Canon's 1D cameras have been the go-to choice for many news, sports, and wildlife photographers for around 15 years, and it looks like the new 1D X Mark II will be just as popular thanks to its impressive autofocus system, 14 fps continuous shooting, and 4K video recording. We recently spent a bit of hands-on time with the camera at the UK Photography Show 2016, to see what users can expect when it starts shipping.

The Canon 1D X Mark II is something of a monster. The professional DSLR is as big and heavy as any full frame camera you're likely to come across, but that's to be expected, and indeed many of the pro photographers who need the long battery life and flexibility to switch between landscape and portrait orientations wouldn't have it any other way.

Build-quality is up there rivaling any other camera, including the Nikon D5, which we said felt like it could stop a bullet. The solid camera will also feel instantly familiar to current Canon shooters. While the rear monitor is now a touchscreen, it doesn't move, which is probably a good thing given the way cameras like this tend to get thrown around.

However, like everyone else who picked up this camera, the first thing we wanted to do when it was in our hands was hit that shutter button and see what it's like to shoot at 14 frames per second with the mirror clattering along at pace. Instantly, we could hear a difference between this and the 12 fps of the Nikon D5. This sound will be music to the ears of photographers for whom shooting at speed can be the difference between getting the shot and missing it. The Canon also has the option of shooting at 16 fps in Live View mode.

Autofocus is another area in which the Canon 1D X Mark II delivers blistering speed. In our tests the 61 point system (with 41 cross type) was able to lock on to a subject almost as fast as we could press the shutter. The camera feels significantly quicker than the Canon 1D X or the likes of the 5Ds. We'd say the Nikon D5 felt like it had a very slight edge and focused marginally quicker, but this was at different stands, at different times, with different lenses, so not an at all scientific observation.

Either way, the Canon 1D X Mark II does appear to have an advantage over the Nikon when it comes to the various autofocus modes which can be deployed depending on your subject. The autofocus can really be tailored to your subject, and it's nice and easy to switch between settings. Using the right autofocus mode can have a massive impact on the number of keepers you will end up shooting, so this is a serious consideration.

The 20-megapixel sensor of the Canon 1D X Mark II is paired with Dual DIGIC 6+ processors to allow an ISO range of 100 to 51,200 (expandable to 409,600), letting you shoot in just about any lighting condition. As to whether you'll ever shoot at ISO 409,600, the Canon representative suggested it might come in handy for shooting a wedding in a cave, so there you go. The performance at more reasonable ISO levels looks good, if slightly below the Nikon D5, though again we were comparing different shots and on different monitors, so make of that what you will.

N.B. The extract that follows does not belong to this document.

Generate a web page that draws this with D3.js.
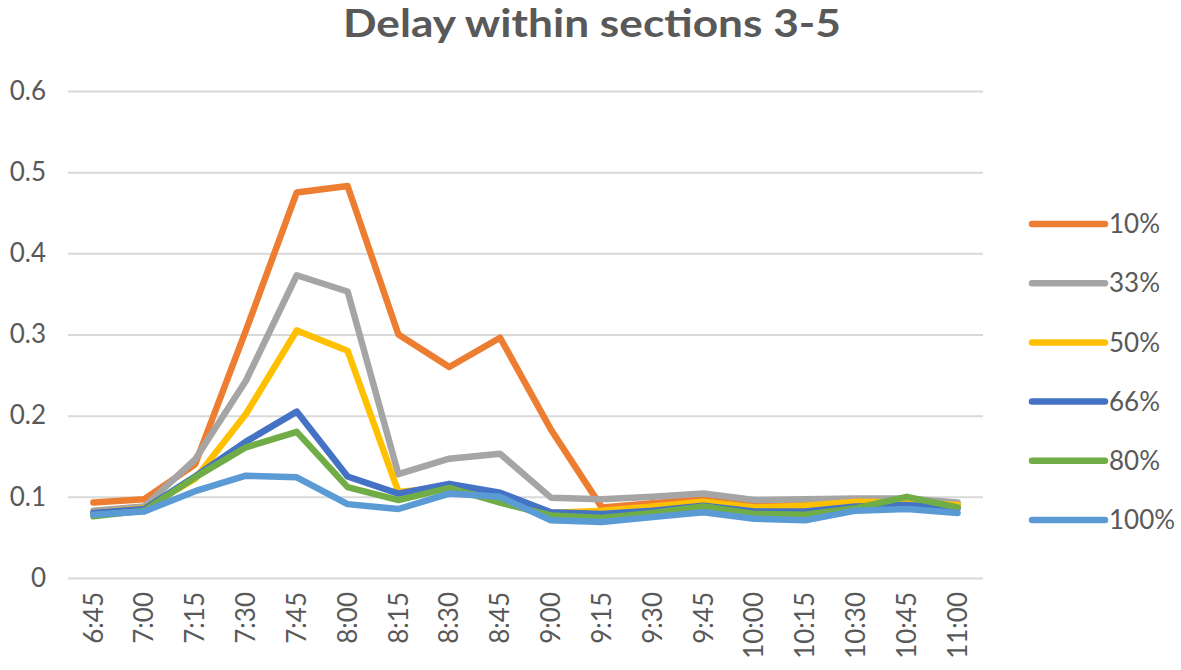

One feature which will be of interest to wedding photographers in particular is the auto white balance modes of the 1D X Mark II. The camera can now be set to Ambience Priority, where it retains some of the warm color tones from artificial light sources, or White Priority which eliminates most of the warmth from tungsten lighting. When we were being shown this feature there were several wedding snappers oohing and saying how much time this will save them in editing, one even said he was upgrading to the camera based on that feature alone.

While we won't go into too much detail about image quality, we weren't allowed to take away shots to look at, there's a marked improvement (as you'd expect) over the original 1D X. While resolution has been increased from 18 to 20-megapixel, it's still going to deliver images of a manageable size for those who need to use them quickly and don't want to get bogged down with massive files.

The video recording options of the Canon 1D X Mark II also now make it a viable option for videographers, even if it doesn't do Canon Log Gamma, which is a reason for some to opt for the Canon Cinema EOS line. 4K video is possible at DCI 4,096 x 2,160 up to 60/50 fps or Full HD 1080p at up to 120 fps, and as far as we could tell by looking at the back of the camera, it's just as good as you would expect.

Use of Canon's Dual Pixel CMOS Autofocus (AF) technology, along with the new touchscreen, also opens up more possibilities than some other video-shooting DSLRs. We were particularly taken by the ability not only to touch the rear monitor to adjust focus points, but also the option of setting focus pull speed, so you can set whether you want a fast or slow transition between focus. It simply works, and works great.

With an asking price of US$6,000 body-only, the Canon EOS-1D X Mark II is mostly going to get snapped up by working pros (along with the odd well-heeled enthusiast). For them it will be a solid work-horse which will be able to deliver the goods whether shooting stills or video. While we'd like to spend longer with the camera, from our quick hands-on we'd say the Canon EOS-1D X Mark II is probably the best all-round DSLR we've ever used.